DNAinfo Reporter/Producer

MANHATTAN — Days before a branch fell off of a Central Park tree and killed a six-month-old girl, relatives of the last victim to be killed by a falling branch accused the city and the Central Park Conservancy of ignoring warnings about dangerous trees.

The lawsuit claims the Conservancy did not carry out its own staffers' recommendations to remove an American elm tree two months before its branch fell and killed 46-year-old Elmaz Qyra as he walked through the park in February. Qyra, a father of two from Brooklyn, was reportedly a busboy who had just gotten off of work at the nearby New York Athletic Club.

“We think this is beyond negligence,” said Alan Shapey, the lawyer for the Qyra family. “This is an area where I would argue their misconduct was willful by not removing the tree or barricading the area.”

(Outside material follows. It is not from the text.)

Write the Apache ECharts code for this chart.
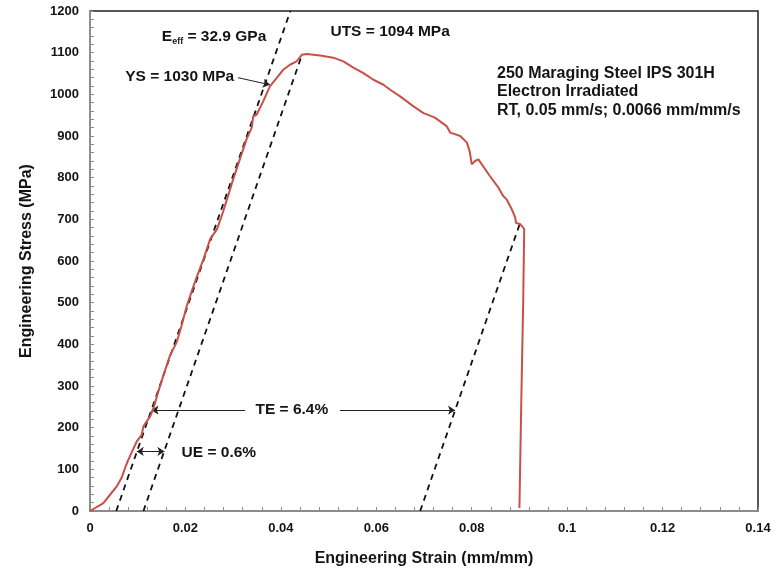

The Conservancy is reponsible for maintaining the trees in Central Park, but did not respond to questions about the lawsuit. The city's Law Department said it could not comment because it had not seen the lawsuit.

In the latest tragic case in Central Park, six-month-old Gianna Riccuitti was in her mother’s arms at the Central Park Zoo on June 26 when a seemingly healthy tree branch fell, killing the infant and injuring the mother.

The city is currently investigating which agency is responsible for the latest tree branch incident, since the Central Park Zoo technically falls into the jurisdiction of the Wildlife Conservation Society. The Conservation Society declined to comment.

A lawsuit is also pending for the family of Google engineer Sasha Blair-Goldensohn, who suffered severe injuries after being hit in the head by a rotten tree branch July 29, 2009 on the west side of the park.

Shapey said he had one message for park workers who suspect some of Central Park's trees could pose danger to innocent bystanders: better safe than sorry.

"If you're not going to remove it," Shapey said, "at least barricade it off."